──────── DATA LINES ────────
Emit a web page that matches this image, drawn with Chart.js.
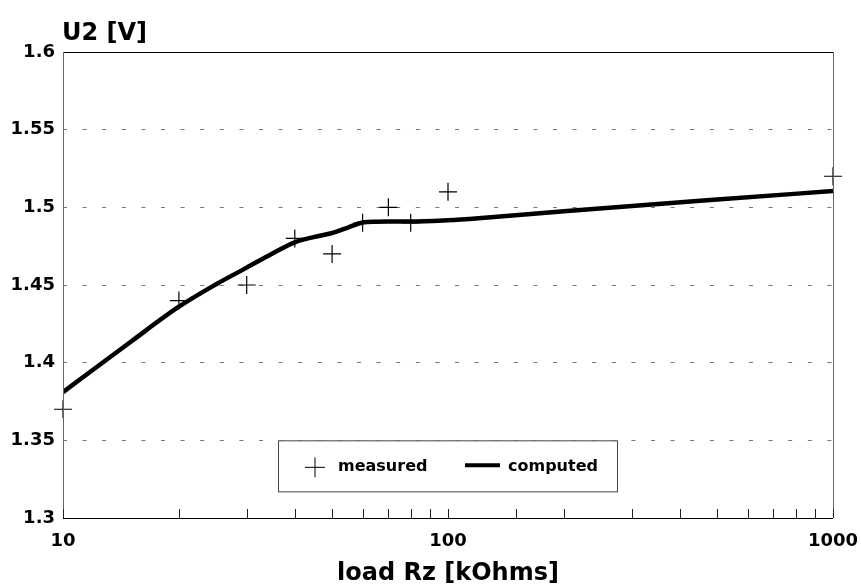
<!DOCTYPE html>
<html>
<head>
<meta charset="utf-8">
<script src="https://cdn.jsdelivr.net/npm/chart.js@4.4.1/dist/chart.umd.min.js"></script>
<style>
  html, body { margin: 0; padding: 0; background: #fff; }
  #wrap { width: 861px; height: 588px; }
</style>
</head>
<body>
<div id="wrap"><canvas id="rzChart"></canvas></div>
<script>
// measured points
const measuredRz = [10, 20, 30, 40, 50, 60, 70, 80, 100, 1000];
const measuredU2 = [1.37, 1.44, 1.45, 1.48, 1.47, 1.49, 1.50, 1.49, 1.51, 1.52];

// computed curve
const computedRz = [10, 15, 20, 25, 30, 35, 40, 45, 50, 55, 60, 65, 70, 80, 100, 120, 200, 500, 1000];
const computedU2 = [1.381, 1.4135, 1.436, 1.4505, 1.4612, 1.4703, 1.4775, 1.481, 1.4835, 1.487, 1.4902, 1.4907, 1.4908, 1.4908, 1.4917, 1.493, 1.4975, 1.505, 1.5105];

const yTicks = [1.3, 1.35, 1.4, 1.45, 1.5, 1.55, 1.6];
const xLabels = [10, 100, 1000];

const fontFam = '"DejaVu Sans", sans-serif';

// frame, minor ticks, title and the boxed legend
const framePlugin = {
  id: 'frame',
  afterDraw(chart) {
    const ctx = chart.ctx;
    const a = chart.chartArea;
    const xs = chart.scales.x;
    ctx.save();
    // borders
    ctx.lineWidth = 1;
    ctx.strokeStyle = '#000';
    ctx.beginPath();
    ctx.moveTo(a.left, a.top + 0.5);
    ctx.lineTo(a.right, a.top + 0.5);
    ctx.moveTo(a.left, a.bottom + 0.5);
    ctx.lineTo(a.right, a.bottom + 0.5);
    ctx.stroke();
    ctx.strokeStyle = '#666';
    ctx.beginPath();
    ctx.moveTo(a.left + 0.5, a.top);
    ctx.lineTo(a.left + 0.5, a.bottom);
    ctx.moveTo(a.right + 0.5, a.top);
    ctx.lineTo(a.right + 0.5, a.bottom);
    ctx.stroke();
    // minor ticks on the bottom axis
    ctx.strokeStyle = '#222';
    ctx.beginPath();
    xs.ticks.forEach(t => {
      const px = Math.round(xs.getPixelForValue(t.value)) + 0.5;
      ctx.moveTo(px, a.bottom);
      ctx.lineTo(px, a.bottom - 9);
    });
    ctx.stroke();
    // y axis title
    ctx.fillStyle = '#000';
    ctx.font = 'bold 24px ' + fontFam;
    ctx.textAlign = 'left';
    ctx.textBaseline = 'alphabetic';
    ctx.fillText('U2 [V]', a.left - 1, a.top - 12);
    // legend box
    const lx = a.left + 215, ly = chart.scales.y.getPixelForValue(1.35);
    const lw = 339, lh = 51;
    ctx.fillStyle = '#fff';
    ctx.fillRect(lx, ly, lw, lh);
    ctx.strokeStyle = '#444';
    ctx.strokeRect(lx + 0.5, ly + 0.5, lw, lh);
    const cy = ly + 27;
    ctx.strokeStyle = '#000';
    ctx.lineWidth = 1;
    ctx.beginPath();
    ctx.moveTo(lx + 27, cy); ctx.lineTo(lx + 47, cy);
    ctx.moveTo(lx + 37, cy - 10); ctx.lineTo(lx + 37, cy + 10);
    ctx.stroke();
    ctx.lineWidth = 4;
    ctx.beginPath();
    ctx.moveTo(lx + 187, cy - 2); ctx.lineTo(lx + 222, cy - 2);
    ctx.stroke();
    ctx.fillStyle = '#000';
    ctx.font = 'bold 16px ' + fontFam;
    ctx.textBaseline = 'middle';
    ctx.fillText('measured', lx + 60, cy);
    ctx.fillText('computed', lx + 230, cy);
    ctx.restore();
  }
};

const ctx = document.getElementById('rzChart').getContext('2d');
const rzChart = new Chart(ctx, {
  type: 'line',
  data: {
    datasets: [{
      label: 'computed',
      data: computedRz.map((x, i) => ({ x: x, y: computedU2[i] })),
      borderColor: '#000',
      borderWidth: 4.5,
      pointRadius: 0,
      cubicInterpolationMode: 'monotone',
      fill: false
    }, {
      label: 'measured',
      data: measuredRz.map((x, i) => ({ x: x, y: measuredU2[i] })),
      showLine: false,
      clip: false,
      pointStyle: 'cross',
      pointRadius: 9,
      pointBorderWidth: 1.2,
      pointBorderColor: '#000',
      pointBackgroundColor: '#000'
    }]
  },
  options: {
    responsive: true,
    maintainAspectRatio: false,
    animation: false,
    layout: { padding: { top: 52, right: 28, left: 0, bottom: 0 } },
    plugins: {
      legend: { display: false },
      tooltip: { enabled: false }
    },
    scales: {
      x: {
        type: 'logarithmic',
        min: 10,
        max: 1000,
        grid: { display: false, drawTicks: false },
        border: { display: false },
        ticks: {
          autoSkip: false,
          maxRotation: 0,
          padding: 13,
          color: '#000',
          font: { family: fontFam, size: 18, weight: 'bold' },
          callback: (v) => xLabels.includes(v) ? String(v) : ''
        },
        title: {
          display: true,
          text: 'load Rz [kOhms]',
          color: '#000',
          font: { family: fontFam, size: 24, weight: 'bold' },
          padding: { top: 0, bottom: 0 }
        },
        afterFit: (s) => { s.height = 70; s.paddingLeft = 0; s.paddingRight = 0; }
      },
      y: {
        min: 1.3,
        max: 1.6,
        afterBuildTicks: (s) => { s.ticks = yTicks.map(v => ({ value: v })); },
        grid: {
          drawTicks: false,
          lineWidth: 1,
          color: (c) => (c.tick && (c.tick.value === 1.3 || c.tick.value === 1.6)) ? 'rgba(0,0,0,0)' : '#777'
        },
        border: { display: false, dash: [4, 15.6] },
        ticks: {
          padding: 8,
          color: '#000',
          font: { family: fontFam, size: 18, weight: 'bold' },
          callback: (v) => String(v)
        },
        afterFit: (s) => { s.width = 63; s.paddingTop = 0; s.paddingBottom = 0; }
      }
    }
  },
  plugins: [framePlugin]
});
</script>
</body>
</html>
────────
**EXERCISE GOAL:**
In the data above, please extract the lines from the first one through the line with "1.4975, 1.505, 1.5105];", exactly, and keep pictures out.

**WORKED ANSWER:**
Emit a web page that matches this image, drawn with Chart.js.
<!DOCTYPE html>
<html>
<head>
<meta charset="utf-8">
<script src="https://cdn.jsdelivr.net/npm/chart.js@4.4.1/dist/chart.umd.min.js"></script>
<style>
  html, body { margin: 0; padding: 0; background: #fff; }
  #wrap { width: 861px; height: 588px; }
</style>
</head>
<body>
<div id="wrap"><canvas id="rzChart"></canvas></div>
<script>
// measured points
const measuredRz = [10, 20, 30, 40, 50, 60, 70, 80, 100, 1000];
const measuredU2 = [1.37, 1.44, 1.45, 1.48, 1.47, 1.49, 1.50, 1.49, 1.51, 1.52];

// computed curve
const computedRz = [10, 15, 20, 25, 30, 35, 40, 45, 50, 55, 60, 65, 70, 80, 100, 120, 200, 500, 1000];
const computedU2 = [1.381, 1.4135, 1.436, 1.4505, 1.4612, 1.4703, 1.4775, 1.481, 1.4835, 1.487, 1.4902, 1.4907, 1.4908, 1.4908, 1.4917, 1.493, 1.4975, 1.505, 1.5105];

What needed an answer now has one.